▶ _Raw data_:
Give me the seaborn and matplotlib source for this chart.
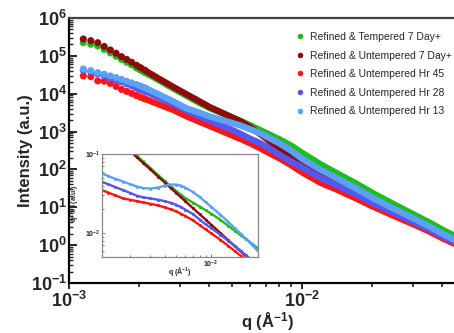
import numpy as np
import pandas as pd
import matplotlib
matplotlib.use("Agg")
import matplotlib.pyplot as plt
import seaborn as sns
from matplotlib.ticker import FuncFormatter, LogLocator, NullFormatter
from matplotlib.lines import Line2D

# ---------------- data ----------------
samples = ["Refined & Tempered 7 Day+", "Refined & Untempered 7 Day+",
           "Refined & Untempered Hr 45", "Refined & Untempered Hr 28",
           "Refined & Untempered Hr 13"]
colors = ["#1fbb1f", "#8c0b0b", "#fa1616", "#5757ee", "#5ba2f5"]

# main plot: q (1/A) and log10 intensity (a.u.)
q_main = [1.152e-3, 1.240e-3, 1.328e-3, 1.416e-3, 1.504e-3, 1.592e-3, 1.680e-3,
          1.768e-3, 1.856e-3, 1.944e-3, 2.032e-3, 2.120e-3, 2.4e-3, 2.8e-3,
          3.2e-3, 3.6e-3, 4.0e-3, 4.5e-3, 5.0e-3, 5.5e-3, 6.0e-3, 6.5e-3,
          7.0e-3, 8.0e-3, 9.0e-3, 1.0e-2, 1.2e-2, 1.4e-2, 1.7e-2, 2.0e-2,
          2.5e-2, 3.0e-2, 3.5e-2, 4.0e-2, 4.5e-2]
logI_tempered_7d = [5.348, 5.306, 5.261, 5.169, 5.077, 4.990, 4.905, 4.831, 4.760,
                    4.686, 4.620, 4.557, 4.377, 4.140, 3.942, 3.771, 3.625, 3.494,
                    3.375, 3.269, 3.164, 3.058, 2.966, 2.794, 2.623, 2.438, 2.135,
                    1.910, 1.633, 1.383, 1.066, 0.815, 0.604, 0.406, 0.248]
logI_untempered_7d = [5.446, 5.401, 5.348, 5.248, 5.156, 5.069, 4.979, 4.905, 4.831,
                      4.752, 4.681, 4.615, 4.417, 4.180, 3.982, 3.810, 3.652, 3.507,
                      3.375, 3.256, 3.111, 2.966, 2.821, 2.544, 2.319, 2.148, 1.884,
                      1.673, 1.409, 1.172, 0.881, 0.657, 0.459, 0.261, 0.116]
logI_hr45 = [4.470, 4.451, 4.338, 4.330, 4.272, 4.193, 4.114, 4.061, 4.008, 3.955,
             3.908, 3.863, 3.731, 3.573, 3.401, 3.269, 3.151, 3.019, 2.900, 2.794,
             2.689, 2.583, 2.478, 2.293, 2.108, 1.924, 1.647, 1.475, 1.238, 1.027,
             0.763, 0.552, 0.367, 0.182, 0.037]
logI_hr28 = [4.615, 4.575, 4.523, 4.470, 4.417, 4.364, 4.311, 4.259, 4.206, 4.153,
             4.108, 4.066, 3.916, 3.731, 3.559, 3.414, 3.296, 3.164, 3.045, 2.926,
             2.807, 2.715, 2.610, 2.385, 2.201, 2.056, 1.778, 1.594, 1.343, 1.119,
             0.842, 0.618, 0.420, 0.235, 0.090]
logI_hr13 = [4.654, 4.610, 4.557, 4.515, 4.470, 4.425, 4.377, 4.330, 4.285, 4.240,
             4.198, 4.153, 3.995, 3.797, 3.612, 3.507, 3.401, 3.309, 3.230, 3.151,
             3.058, 2.979, 2.873, 2.689, 2.491, 2.280, 1.990, 1.778, 1.501, 1.251,
             0.947, 0.710, 0.499, 0.301, 0.143]

# inset: q (1/A) and log10 of q^2 x I (a.u.)
q_inset = [1.15e-3, 1.3e-3, 1.5e-3, 1.75e-3, 2.0e-3, 2.3e-3, 2.6e-3, 3.0e-3, 3.5e-3,
           4.0e-3, 4.5e-3, 5.0e-3, 5.5e-3, 6.0e-3, 7.0e-3, 8.0e-3, 9.0e-3, 1.0e-2,
           1.2e-2, 1.4e-2, 1.6e-2, 1.8e-2, 2.0e-2, 2.25e-2, 2.5e-2]
logq2I_tempered_7d = [-0.623, -0.694, -0.776, -0.865, -0.942, -1.024, -1.094, -1.176,
                      -1.266, -1.342, -1.409, -1.466, -1.514, -1.557, -1.614, -1.665,
                      -1.709, -1.753, -1.829, -1.905, -1.968, -2.025, -2.076, -2.133,
                      -2.184]
logq2I_untempered_7d = [-0.642, -0.713, -0.795, -0.884, -0.961, -1.043, -1.113, -1.195,
                        -1.285, -1.361, -1.430, -1.491, -1.546, -1.596, -1.685, -1.762,
                        -1.829, -1.891, -1.996, -2.086, -2.163, -2.230, -2.291, -2.361,
                        -2.422]
logq2I_hr45 = [-1.457, -1.487, -1.523, -1.561, -1.578, -1.595, -1.611, -1.629, -1.649,
               -1.675, -1.699, -1.724, -1.754, -1.782, -1.839, -1.900, -1.953, -2.000,
               -2.082, -2.158, -2.225, -2.285, -2.335, -2.392, -2.443]
logq2I_hr28 = [-1.352, -1.382, -1.418, -1.456, -1.491, -1.527, -1.547, -1.561, -1.577,
               -1.597, -1.616, -1.641, -1.671, -1.702, -1.760, -1.829, -1.889, -1.934,
               -2.019, -2.095, -2.162, -2.221, -2.278, -2.342, -2.399]
logq2I_hr13 = [-1.244, -1.278, -1.314, -1.348, -1.380, -1.411, -1.430, -1.437, -1.424,
               -1.399, -1.386, -1.386, -1.399, -1.424, -1.481, -1.544, -1.608, -1.665,
               -1.766, -1.854, -1.937, -2.006, -2.070, -2.146, -2.215]

main_logs = [logI_tempered_7d, logI_untempered_7d, logI_hr45, logI_hr28, logI_hr13]
inset_logs = [logq2I_tempered_7d, logq2I_untempered_7d, logq2I_hr45, logq2I_hr28, logq2I_hr13]

n_dots = 12      # resolved markers at low q
line_start = 9   # dense region drawn as a thick band

df_main = pd.concat([pd.DataFrame({"q": q_main, "I": np.power(10.0, v), "sample": s,
                                   "idx": range(len(q_main))})
                     for s, v in zip(samples, main_logs)], ignore_index=True)
df_in = pd.concat([pd.DataFrame({"q": q_inset, "v": np.power(10.0, v), "sample": s})
                   for s, v in zip(samples, inset_logs)], ignore_index=True)
palette = dict(zip(samples, colors))

# ---------------- style ----------------
sns.set_style("white")
plt.rcParams["font.family"] = ["Liberation Sans", "DejaVu Sans"]
plt.rcParams["mathtext.fontset"] = "custom"
plt.rcParams["mathtext.rm"] = "Liberation Sans"
plt.rcParams["mathtext.bf"] = "Liberation Sans:bold"
plt.rcParams["mathtext.it"] = "Liberation Sans:italic"

W, H = 454, 333
fig = plt.figure(figsize=(W / 100, H / 100), dpi=100)
ax = fig.add_axes([69 / W, 1 - 283 / H, 396 / W, 265 / H])

sns.lineplot(data=df_main[df_main["idx"] >= line_start], x="q", y="I", hue="sample",
             palette=palette, hue_order=samples, lw=4.6, solid_capstyle="round",
             estimator=None, sort=False, legend=False, ax=ax)
sns.scatterplot(data=df_main[df_main["idx"] < n_dots], x="q", y="I", hue="sample",
                palette=palette, hue_order=samples, s=26, linewidth=0,
                legend=False, ax=ax)

ax.set_xscale("log")
ax.set_yscale("log")
ax.set_xlim(1e-3, 5e-2)
ax.set_ylim(1e-1, 1e6)

fmt = FuncFormatter(lambda v, p: r"$\mathbf{10^{%d}}$" % int(round(np.log10(v))))
ax.xaxis.set_major_formatter(fmt)
ax.yaxis.set_major_formatter(fmt)
ax.xaxis.set_minor_formatter(NullFormatter())
ax.yaxis.set_minor_formatter(NullFormatter())
ax.yaxis.set_major_locator(LogLocator(base=10, numticks=20))
ax.yaxis.set_minor_locator(LogLocator(base=10, subs=np.arange(2, 10), numticks=100))
ax.xaxis.set_minor_locator(LogLocator(base=10, subs=np.arange(2, 10), numticks=100))

ax.tick_params(axis="y", which="major", direction="in", length=6, width=1.4,
               labelsize=13, pad=1.5, left=True)
ax.tick_params(axis="y", which="minor", direction="in", length=3, width=1.0, left=True)
ax.tick_params(axis="x", which="major", direction="out", length=4, width=1.4,
               labelsize=13, pad=1.5, bottom=True)
ax.tick_params(axis="x", which="minor", direction="out", length=3, width=1.2, bottom=True)

for side in ["left", "bottom"]:
    ax.spines[side].set_linewidth(1.6)
    ax.spines[side].set_color("black")
ax.spines["top"].set_linewidth(1.6)
ax.spines["top"].set_color("#444444")
ax.spines["right"].set_linewidth(1.6)

ax.set_xlabel(r"q (Å$^{\mathbf{-1}}$)", fontsize=12, fontweight="bold")
ax.set_ylabel("Intensity (a.u.)", fontsize=12, fontweight="bold")
ax.xaxis.set_label_coords(0.5, -0.103)
ax.yaxis.set_label_coords(-0.092, 0.5)

handles = [Line2D([], [], ls="", marker="o", markersize=4.0, markeredgewidth=0,
                  color=c) for c in colors]
fig.legend(handles, samples, loc="upper left", bbox_to_anchor=(295.5 / W, 1 - 32 / H),
           frameon=False, fontsize=7.5, handlelength=0.8, handletextpad=0.6,
           labelspacing=0.82, borderpad=0, borderaxespad=0)

# ---------------- inset ----------------
axin = fig.add_axes([102 / W, 1 - 257 / H, 156 / W, 103 / H])
sns.lineplot(data=df_in, x="q", y="v", hue="sample", palette=palette, hue_order=samples,
             lw=1.7, marker="o", markersize=2.2, markeredgewidth=0, estimator=None,
             sort=False, legend=False, ax=axin)
axin.set_xscale("log")
axin.set_yscale("log")
axin.set_xlim(1.15e-3, 2.54e-2)
axin.set_ylim(5e-3, 1e-1)
fmt_small = FuncFormatter(lambda v, p: r"$\mathbf{10^{%d}}$" % int(round(np.log10(v))))
axin.xaxis.set_major_formatter(fmt_small)
axin.yaxis.set_major_formatter(fmt_small)
axin.xaxis.set_minor_formatter(NullFormatter())
axin.yaxis.set_minor_formatter(NullFormatter())
axin.xaxis.set_minor_locator(LogLocator(base=10, subs=np.arange(2, 10), numticks=100))
axin.yaxis.set_minor_locator(LogLocator(base=10, subs=np.arange(2, 10), numticks=100))
axin.tick_params(which="both", direction="in", labelsize=5, pad=1.5, color="#666666",
                 width=0.6, left=True, bottom=True)
axin.tick_params(which="major", length=2.5)
axin.tick_params(which="minor", length=1.5)
for s in axin.spines.values():
    s.set_color("#888888")
    s.set_linewidth(0.9)
axin.set_xlabel(r"q (Å$^{\mathbf{-1}}$)", fontsize=5, fontweight="bold")
axin.set_ylabel(r"q$^{\mathbf{2}}$ x I (a.u.)", fontsize=5, fontweight="bold")
axin.xaxis.set_label_coords(0.5, -0.075)
axin.yaxis.set_label_coords(-0.125, 0.52)

fig.savefig("out.png", dpi=100)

▶ _Problem_:
Restate each line from the start of the listing through the line bearing "from matplotlib.lines import Line2D" word for word. Drop the pictures.

▶ _Output_:
Give me the seaborn and matplotlib source for this chart.
import numpy as np
import pandas as pd
import matplotlib
matplotlib.use("Agg")
import matplotlib.pyplot as plt
import seaborn as sns
from matplotlib.ticker import FuncFormatter, LogLocator, NullFormatter
from matplotlib.lines import Line2D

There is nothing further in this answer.